But according to al-Akhbar newspaper published on Tuesday, some members warned that Sami’s leadership puts the party at enormous risks.
The daily said that Sami, who was the coordinator of the Phalange party’s Central Committee, resigned from his post as a first step to lead the party.
Amin Gemayel is expected to announce his decision during the party’s upcoming conference in July, which the Phalange party is compelled to hold every four years in accordance to its by-laws.
However, several members of the party’s politburo reject Amin’s decision.
MP Nadim Gemayel, the son of the slain president-elect Bashir Gemayel (Amin’s brother), told al-Akhbar newspaper, that they “will hold onto their stance in order to postpone the matter or avert it.”
Nadim pointed out that a “large number of the party members reject such a step as those who support Amin have fears over their positions in the future and others deem that the circumstances don’t allow such move.”
“Every person knows his capabilities.

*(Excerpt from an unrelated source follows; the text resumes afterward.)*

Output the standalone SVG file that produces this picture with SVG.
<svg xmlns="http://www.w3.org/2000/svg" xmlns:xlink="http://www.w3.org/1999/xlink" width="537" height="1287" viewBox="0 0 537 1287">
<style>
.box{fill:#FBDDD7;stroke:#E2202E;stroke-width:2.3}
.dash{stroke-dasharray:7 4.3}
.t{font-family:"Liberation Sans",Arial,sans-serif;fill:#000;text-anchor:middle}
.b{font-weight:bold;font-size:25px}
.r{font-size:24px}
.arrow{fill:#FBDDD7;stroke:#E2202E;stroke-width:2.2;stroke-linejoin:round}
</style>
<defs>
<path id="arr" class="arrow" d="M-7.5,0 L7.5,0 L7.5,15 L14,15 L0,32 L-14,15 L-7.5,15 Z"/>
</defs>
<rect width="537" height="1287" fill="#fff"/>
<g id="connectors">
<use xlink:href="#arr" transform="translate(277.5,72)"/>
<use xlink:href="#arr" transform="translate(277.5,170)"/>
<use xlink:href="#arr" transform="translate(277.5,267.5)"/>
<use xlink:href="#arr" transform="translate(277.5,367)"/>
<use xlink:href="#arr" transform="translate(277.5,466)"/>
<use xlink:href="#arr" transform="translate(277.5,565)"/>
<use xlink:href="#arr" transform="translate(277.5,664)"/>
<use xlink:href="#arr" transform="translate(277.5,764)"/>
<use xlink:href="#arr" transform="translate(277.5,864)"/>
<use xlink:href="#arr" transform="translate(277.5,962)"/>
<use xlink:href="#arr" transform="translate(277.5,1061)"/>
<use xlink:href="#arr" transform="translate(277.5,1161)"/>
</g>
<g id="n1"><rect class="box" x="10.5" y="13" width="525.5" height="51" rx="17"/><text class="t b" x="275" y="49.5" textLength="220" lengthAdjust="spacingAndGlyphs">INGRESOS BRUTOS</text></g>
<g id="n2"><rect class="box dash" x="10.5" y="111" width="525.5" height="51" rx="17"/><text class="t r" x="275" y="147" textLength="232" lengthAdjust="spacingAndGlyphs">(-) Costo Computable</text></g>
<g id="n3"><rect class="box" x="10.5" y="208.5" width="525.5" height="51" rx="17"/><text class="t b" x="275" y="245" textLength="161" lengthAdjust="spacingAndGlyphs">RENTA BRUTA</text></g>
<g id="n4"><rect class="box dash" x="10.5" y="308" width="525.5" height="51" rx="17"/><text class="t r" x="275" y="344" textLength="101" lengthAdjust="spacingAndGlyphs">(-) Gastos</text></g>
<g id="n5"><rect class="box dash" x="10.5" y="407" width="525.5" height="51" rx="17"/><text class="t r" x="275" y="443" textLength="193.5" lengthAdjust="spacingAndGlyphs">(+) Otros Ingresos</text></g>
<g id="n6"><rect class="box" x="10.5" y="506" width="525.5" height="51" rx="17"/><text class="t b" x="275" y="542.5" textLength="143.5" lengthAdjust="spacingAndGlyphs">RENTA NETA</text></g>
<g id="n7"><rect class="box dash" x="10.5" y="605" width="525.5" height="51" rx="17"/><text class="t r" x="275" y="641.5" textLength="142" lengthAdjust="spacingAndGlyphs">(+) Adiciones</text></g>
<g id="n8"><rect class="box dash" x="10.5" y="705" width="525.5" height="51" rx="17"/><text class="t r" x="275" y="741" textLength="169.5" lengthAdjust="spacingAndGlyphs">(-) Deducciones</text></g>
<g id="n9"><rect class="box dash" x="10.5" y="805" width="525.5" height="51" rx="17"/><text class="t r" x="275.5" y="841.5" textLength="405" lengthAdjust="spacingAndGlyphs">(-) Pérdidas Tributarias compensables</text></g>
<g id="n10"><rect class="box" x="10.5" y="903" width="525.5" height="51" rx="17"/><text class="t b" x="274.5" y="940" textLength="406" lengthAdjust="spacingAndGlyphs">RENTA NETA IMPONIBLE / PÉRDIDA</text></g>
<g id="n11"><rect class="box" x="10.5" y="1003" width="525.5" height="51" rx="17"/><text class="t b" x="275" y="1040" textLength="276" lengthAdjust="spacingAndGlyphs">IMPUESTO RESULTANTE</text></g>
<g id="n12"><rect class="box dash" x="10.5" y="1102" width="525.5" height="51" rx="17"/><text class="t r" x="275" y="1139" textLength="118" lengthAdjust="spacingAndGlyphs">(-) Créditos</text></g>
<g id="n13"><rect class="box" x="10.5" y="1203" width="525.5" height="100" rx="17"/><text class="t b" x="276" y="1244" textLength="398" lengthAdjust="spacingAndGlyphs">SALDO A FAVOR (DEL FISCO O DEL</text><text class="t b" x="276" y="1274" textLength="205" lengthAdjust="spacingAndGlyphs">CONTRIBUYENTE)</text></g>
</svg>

It’s not a battle between Sami and Nadim,” the young MP added.
Nadim expressed belief that “Sami’s leadership to the party wouldn’t safeguard the institution.”
However, Nadim told al-Akhbar that he is ready to cooperate with Sami “if he was positive and didn’t exclude us from decision-making.”
“I am not against Sami,” he stressed.
On the other hand, Labor Minister Sejaan Qazzi, who a key member of the party, said that he supports Sami to head the party.
“He has the necessary requirements to lead the party,” the minister remarked.
Qazzi, however, noted that Amin didn’t tackle the matter with the party members, pointing out it’s a democratic process.
“If several reject Sami, then no one can impose him.”
Sami is very outspoken and known for his controversial stances and fiery statements that created some trouble for the conservative members of the party, but he is loved by the March 14 media for his courage.
The Lebanese Phalanges Party ( Ḥizb al-Katā’ib al-Lubnānīya), better known in English as the Phalange , is a Christian political party in Lebanon. Although it is officially secular, it is mainly supported by Maronite Christians. The party played a major role in the Lebanese Civil War (1975–90) and it is now part of the March 14 Alliance.
The party was formed in 1936 as a Maronite paramilitary youth organization by Pierre Gemayel, Amin’s father. He founded the party along with four other young Lebanese: Charles Helou (who later became a President of Lebanon), Chafic Nassif, Emile Yared and Georges Naccache. Pierre was chosen to lead the organization, in part because he was not a political figure at that time.